3. The Bible says “our citizenship is in heaven” (Phil. 3:20). The Bible says, “We have already been seated in the heavenly places” (Eph. 2:6). Or as this verse says, “we have a hope laid up (stored, put away, reserved) for us in heaven.” What further assurance and guarantee we still need? God’s promises are all true and He will fulfil it in due time.

Three virtues, Faith, hope and love it comprises the spirituality of the Colossian Church. People have said that faith is in the past, love is in the present and hope is in the future. I would say saving faith in on-going in our Christian life. Love will never fail and shall never cease (1 Cor. 13:13). And hope is a present reality.

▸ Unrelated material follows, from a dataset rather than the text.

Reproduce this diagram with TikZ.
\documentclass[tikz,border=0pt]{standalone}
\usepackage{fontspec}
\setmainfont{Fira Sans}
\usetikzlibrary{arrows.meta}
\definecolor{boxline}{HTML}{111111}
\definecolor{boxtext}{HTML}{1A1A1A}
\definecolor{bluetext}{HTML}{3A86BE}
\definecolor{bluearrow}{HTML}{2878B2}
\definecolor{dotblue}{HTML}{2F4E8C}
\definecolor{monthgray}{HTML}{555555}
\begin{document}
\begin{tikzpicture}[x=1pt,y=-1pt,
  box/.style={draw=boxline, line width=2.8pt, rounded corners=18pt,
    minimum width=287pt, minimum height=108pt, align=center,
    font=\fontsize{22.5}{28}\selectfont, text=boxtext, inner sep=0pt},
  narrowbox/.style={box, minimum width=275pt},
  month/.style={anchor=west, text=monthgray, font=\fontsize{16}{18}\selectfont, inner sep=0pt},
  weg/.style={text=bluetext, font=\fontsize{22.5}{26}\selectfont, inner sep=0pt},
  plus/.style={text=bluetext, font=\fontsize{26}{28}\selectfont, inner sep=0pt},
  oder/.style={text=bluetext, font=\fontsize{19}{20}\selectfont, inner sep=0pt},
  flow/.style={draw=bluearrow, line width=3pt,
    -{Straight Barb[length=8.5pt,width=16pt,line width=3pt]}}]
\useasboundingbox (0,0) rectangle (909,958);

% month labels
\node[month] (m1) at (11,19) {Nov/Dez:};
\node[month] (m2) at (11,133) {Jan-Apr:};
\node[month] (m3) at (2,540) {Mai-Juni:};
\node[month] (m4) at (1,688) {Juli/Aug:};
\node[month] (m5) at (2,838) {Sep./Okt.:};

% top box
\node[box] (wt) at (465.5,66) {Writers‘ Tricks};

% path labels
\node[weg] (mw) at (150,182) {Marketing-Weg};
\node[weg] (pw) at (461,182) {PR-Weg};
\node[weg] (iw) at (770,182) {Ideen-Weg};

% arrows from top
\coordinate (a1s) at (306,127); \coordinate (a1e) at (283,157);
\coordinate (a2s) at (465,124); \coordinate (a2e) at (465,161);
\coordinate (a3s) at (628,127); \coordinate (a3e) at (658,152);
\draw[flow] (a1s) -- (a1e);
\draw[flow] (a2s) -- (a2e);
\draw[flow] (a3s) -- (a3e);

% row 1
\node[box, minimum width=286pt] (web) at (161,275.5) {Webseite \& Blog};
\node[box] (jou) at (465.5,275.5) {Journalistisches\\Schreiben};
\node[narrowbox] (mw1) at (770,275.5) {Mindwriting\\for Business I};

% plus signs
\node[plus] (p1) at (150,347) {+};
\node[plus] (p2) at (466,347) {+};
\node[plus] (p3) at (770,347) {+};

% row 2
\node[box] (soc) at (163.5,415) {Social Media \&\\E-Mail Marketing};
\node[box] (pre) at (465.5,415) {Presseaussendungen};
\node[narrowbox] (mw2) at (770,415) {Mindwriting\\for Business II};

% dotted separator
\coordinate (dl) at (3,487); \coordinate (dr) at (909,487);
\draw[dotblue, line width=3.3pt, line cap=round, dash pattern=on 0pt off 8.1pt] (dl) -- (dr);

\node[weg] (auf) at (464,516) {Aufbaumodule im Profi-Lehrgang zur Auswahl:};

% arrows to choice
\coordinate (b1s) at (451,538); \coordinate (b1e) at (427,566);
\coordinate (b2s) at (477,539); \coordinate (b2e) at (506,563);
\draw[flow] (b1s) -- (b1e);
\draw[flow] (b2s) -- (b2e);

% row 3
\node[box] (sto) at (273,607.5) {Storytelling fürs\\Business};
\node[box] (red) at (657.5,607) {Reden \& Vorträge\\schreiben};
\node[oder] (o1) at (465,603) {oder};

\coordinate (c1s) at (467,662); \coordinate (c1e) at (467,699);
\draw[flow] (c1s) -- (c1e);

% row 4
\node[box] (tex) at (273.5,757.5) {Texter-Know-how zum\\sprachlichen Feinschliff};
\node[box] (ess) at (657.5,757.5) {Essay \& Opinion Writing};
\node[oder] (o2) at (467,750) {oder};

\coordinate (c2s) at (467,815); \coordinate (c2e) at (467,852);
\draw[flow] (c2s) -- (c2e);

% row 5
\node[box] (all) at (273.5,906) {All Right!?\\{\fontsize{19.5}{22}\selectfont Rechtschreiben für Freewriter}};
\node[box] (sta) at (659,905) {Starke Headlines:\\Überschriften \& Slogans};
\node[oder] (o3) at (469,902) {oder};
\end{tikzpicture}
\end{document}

III. The fruit of the Gospel

A. The source of our faith, love and hope is the gospel; the source of the gospel is God. Gospel means good news.

B. The gospel of Jesus Christ has a worldwide effect. “Which has come unto you (local), as it is in all the world (worldwide)…” (Col. 1:6)

C. The gospel is also bearing fruits. The fruits here are converts, people whose transformed lives serves as a testimony of a new life found only in Jesus Christ.

D. The gospel must be understood and preached by faithful messengers. Here we see the name of Epaphras whom Paul calls as a fellow servant, and a faithful minister of Christ. We cannot be all ministers but we can all be fellow servant. There are many ways to serve the Lord Jesus Christ.

E. Salvation is totally by God’s grace, but He uses human beings as channels of that grace. As a Christian, you are called to share that grace. Are you sharing the gospel? You don’t need to be a minister or a Pastor to share the gospel of salvation to people around you.

IV. Conclusion:

We should always pray and give thanks to God. Three virtues faith, hope and love comprise spirituality. The source of these three is the gospel, and the source of the gospel is God. As Christians it is our responsibility to share the good news of salvation. Now is the time to share Jesus to people around you.